**WORK INSTRUCTIONS:** Each line from the line with "Generate a component" to the line with "Arial, Helvetica, sans-serif';", inclusive, is to be repeated exactly; no other line and no picture belongs in the copy.

---- INPUT DATA

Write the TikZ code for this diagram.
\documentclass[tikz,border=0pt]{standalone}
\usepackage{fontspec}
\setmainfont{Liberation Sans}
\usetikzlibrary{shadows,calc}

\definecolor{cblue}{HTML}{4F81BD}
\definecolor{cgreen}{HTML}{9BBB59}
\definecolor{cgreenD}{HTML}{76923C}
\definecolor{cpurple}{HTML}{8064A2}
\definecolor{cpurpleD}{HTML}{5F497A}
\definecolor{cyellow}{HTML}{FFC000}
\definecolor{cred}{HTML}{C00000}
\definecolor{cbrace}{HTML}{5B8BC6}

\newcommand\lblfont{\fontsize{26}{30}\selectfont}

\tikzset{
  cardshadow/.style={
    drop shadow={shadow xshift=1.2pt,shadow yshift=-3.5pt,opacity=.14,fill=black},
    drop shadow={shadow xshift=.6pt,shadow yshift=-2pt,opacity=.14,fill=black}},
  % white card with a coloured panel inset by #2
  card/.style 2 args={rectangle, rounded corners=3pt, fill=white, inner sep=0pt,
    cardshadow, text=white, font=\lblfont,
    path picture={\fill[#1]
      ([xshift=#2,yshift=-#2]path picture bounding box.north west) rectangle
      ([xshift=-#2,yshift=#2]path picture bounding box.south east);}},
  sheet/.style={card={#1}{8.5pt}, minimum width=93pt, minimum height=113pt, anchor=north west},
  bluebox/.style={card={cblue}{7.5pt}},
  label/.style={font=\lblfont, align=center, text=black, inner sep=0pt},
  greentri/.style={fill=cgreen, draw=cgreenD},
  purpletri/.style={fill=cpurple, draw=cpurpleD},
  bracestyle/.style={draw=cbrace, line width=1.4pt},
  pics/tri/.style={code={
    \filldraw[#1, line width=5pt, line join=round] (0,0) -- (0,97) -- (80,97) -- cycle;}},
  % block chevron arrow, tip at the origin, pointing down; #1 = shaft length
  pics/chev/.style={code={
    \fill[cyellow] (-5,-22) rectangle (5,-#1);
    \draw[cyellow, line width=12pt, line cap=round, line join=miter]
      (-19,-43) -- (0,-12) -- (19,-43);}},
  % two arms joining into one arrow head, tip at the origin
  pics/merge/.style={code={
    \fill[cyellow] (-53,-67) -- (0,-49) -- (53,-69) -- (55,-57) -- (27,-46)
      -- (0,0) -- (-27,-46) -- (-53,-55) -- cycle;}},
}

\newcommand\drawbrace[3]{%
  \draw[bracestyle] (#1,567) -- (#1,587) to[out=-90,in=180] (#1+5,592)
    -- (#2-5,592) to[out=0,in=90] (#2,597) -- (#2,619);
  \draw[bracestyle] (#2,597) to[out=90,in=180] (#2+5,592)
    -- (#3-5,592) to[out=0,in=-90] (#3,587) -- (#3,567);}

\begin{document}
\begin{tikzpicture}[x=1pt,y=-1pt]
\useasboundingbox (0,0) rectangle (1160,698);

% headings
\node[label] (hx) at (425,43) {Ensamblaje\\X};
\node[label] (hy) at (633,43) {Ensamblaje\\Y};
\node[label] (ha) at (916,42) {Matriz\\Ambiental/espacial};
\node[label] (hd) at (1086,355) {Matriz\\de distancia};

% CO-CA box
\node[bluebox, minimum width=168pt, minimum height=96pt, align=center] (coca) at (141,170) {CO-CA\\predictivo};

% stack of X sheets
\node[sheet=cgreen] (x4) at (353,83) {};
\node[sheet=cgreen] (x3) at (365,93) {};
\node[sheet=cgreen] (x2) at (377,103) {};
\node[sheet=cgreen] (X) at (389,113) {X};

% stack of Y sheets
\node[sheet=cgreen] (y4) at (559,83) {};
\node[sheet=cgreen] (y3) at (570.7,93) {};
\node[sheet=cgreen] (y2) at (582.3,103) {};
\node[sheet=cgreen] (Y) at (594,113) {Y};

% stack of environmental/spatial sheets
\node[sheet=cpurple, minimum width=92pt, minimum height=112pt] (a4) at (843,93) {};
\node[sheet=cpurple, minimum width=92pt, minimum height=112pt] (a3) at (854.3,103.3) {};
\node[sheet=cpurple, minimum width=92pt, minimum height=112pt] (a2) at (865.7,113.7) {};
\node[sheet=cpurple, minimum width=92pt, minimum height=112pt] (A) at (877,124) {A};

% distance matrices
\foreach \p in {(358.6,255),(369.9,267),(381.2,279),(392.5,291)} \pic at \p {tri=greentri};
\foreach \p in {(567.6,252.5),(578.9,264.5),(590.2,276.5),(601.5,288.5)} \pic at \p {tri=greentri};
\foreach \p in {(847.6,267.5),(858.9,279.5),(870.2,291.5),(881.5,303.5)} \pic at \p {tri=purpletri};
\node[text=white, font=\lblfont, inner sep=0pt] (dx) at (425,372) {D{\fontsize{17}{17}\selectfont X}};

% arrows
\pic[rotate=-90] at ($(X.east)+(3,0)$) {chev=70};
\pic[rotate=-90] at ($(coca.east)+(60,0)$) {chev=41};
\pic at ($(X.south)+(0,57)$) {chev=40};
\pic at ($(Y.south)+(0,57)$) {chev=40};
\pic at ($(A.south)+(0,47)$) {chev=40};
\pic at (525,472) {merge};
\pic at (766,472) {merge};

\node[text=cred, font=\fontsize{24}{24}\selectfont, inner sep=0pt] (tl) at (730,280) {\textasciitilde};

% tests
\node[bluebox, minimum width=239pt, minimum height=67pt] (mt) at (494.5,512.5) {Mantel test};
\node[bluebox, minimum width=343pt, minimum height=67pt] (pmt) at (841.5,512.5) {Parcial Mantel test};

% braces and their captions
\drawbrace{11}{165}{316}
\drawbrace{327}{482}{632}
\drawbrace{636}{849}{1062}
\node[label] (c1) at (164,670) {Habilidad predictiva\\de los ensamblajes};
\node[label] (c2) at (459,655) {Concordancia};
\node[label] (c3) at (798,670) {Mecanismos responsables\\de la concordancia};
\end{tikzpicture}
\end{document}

--------
---- INPUT DATA

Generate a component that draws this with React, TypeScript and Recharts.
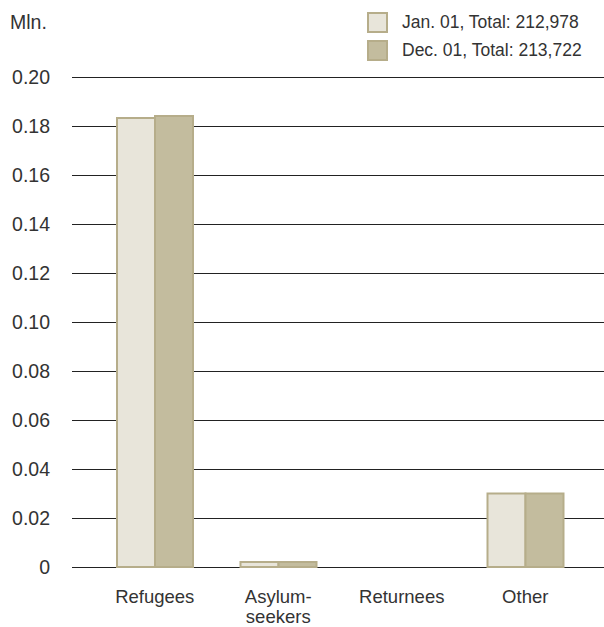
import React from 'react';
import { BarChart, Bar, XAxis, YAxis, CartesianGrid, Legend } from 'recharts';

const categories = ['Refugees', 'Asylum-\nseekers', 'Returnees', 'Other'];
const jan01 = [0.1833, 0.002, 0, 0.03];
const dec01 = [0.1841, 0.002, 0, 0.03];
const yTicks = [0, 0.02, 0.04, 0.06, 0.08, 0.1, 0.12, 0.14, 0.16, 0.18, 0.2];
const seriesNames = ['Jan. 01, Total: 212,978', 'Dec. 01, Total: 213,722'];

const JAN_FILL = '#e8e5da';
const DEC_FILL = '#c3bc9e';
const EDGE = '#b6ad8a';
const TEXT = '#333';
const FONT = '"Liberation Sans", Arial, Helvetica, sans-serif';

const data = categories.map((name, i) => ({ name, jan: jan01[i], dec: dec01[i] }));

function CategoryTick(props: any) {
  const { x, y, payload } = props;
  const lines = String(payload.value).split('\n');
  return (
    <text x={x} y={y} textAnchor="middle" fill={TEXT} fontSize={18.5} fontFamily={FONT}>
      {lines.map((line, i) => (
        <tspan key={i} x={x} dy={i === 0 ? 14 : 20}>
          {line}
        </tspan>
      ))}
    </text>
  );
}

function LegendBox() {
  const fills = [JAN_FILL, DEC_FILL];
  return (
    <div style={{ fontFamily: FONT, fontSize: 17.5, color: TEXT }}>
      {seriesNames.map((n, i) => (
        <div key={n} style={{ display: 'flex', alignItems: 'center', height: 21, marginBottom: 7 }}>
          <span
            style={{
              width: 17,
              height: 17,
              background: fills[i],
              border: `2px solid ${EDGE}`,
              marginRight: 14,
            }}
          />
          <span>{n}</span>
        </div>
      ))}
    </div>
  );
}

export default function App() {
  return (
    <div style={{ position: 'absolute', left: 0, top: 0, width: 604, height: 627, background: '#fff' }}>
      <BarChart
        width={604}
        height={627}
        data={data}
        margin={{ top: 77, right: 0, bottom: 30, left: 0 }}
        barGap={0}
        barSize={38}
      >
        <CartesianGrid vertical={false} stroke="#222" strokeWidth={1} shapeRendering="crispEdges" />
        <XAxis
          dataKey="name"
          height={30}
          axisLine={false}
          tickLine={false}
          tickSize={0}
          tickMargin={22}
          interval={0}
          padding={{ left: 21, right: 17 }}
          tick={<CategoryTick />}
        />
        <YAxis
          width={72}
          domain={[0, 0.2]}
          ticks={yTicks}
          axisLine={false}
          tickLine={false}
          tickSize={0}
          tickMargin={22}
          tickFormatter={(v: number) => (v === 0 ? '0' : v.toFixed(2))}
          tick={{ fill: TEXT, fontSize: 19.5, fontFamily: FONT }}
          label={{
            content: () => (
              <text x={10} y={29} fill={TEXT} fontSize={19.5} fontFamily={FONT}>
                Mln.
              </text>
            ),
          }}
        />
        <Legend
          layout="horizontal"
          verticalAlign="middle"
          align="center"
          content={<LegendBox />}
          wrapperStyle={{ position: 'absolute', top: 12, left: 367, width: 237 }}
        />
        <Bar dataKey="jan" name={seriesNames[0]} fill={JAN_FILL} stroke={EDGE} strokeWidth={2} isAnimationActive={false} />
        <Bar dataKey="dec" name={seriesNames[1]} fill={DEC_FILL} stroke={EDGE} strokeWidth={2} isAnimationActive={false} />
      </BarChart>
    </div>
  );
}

--------

**ANSWER TO THE TASK:**
Generate a component that draws this with React, TypeScript and Recharts.
import React from 'react';
import { BarChart, Bar, XAxis, YAxis, CartesianGrid, Legend } from 'recharts';

const categories = ['Refugees', 'Asylum-\nseekers', 'Returnees', 'Other'];
const jan01 = [0.1833, 0.002, 0, 0.03];
const dec01 = [0.1841, 0.002, 0, 0.03];
const yTicks = [0, 0.02, 0.04, 0.06, 0.08, 0.1, 0.12, 0.14, 0.16, 0.18, 0.2];
const seriesNames = ['Jan. 01, Total: 212,978', 'Dec. 01, Total: 213,722'];

const JAN_FILL = '#e8e5da';
const DEC_FILL = '#c3bc9e';
const EDGE = '#b6ad8a';
const TEXT = '#333';
const FONT = '"Liberation Sans", Arial, Helvetica, sans-serif';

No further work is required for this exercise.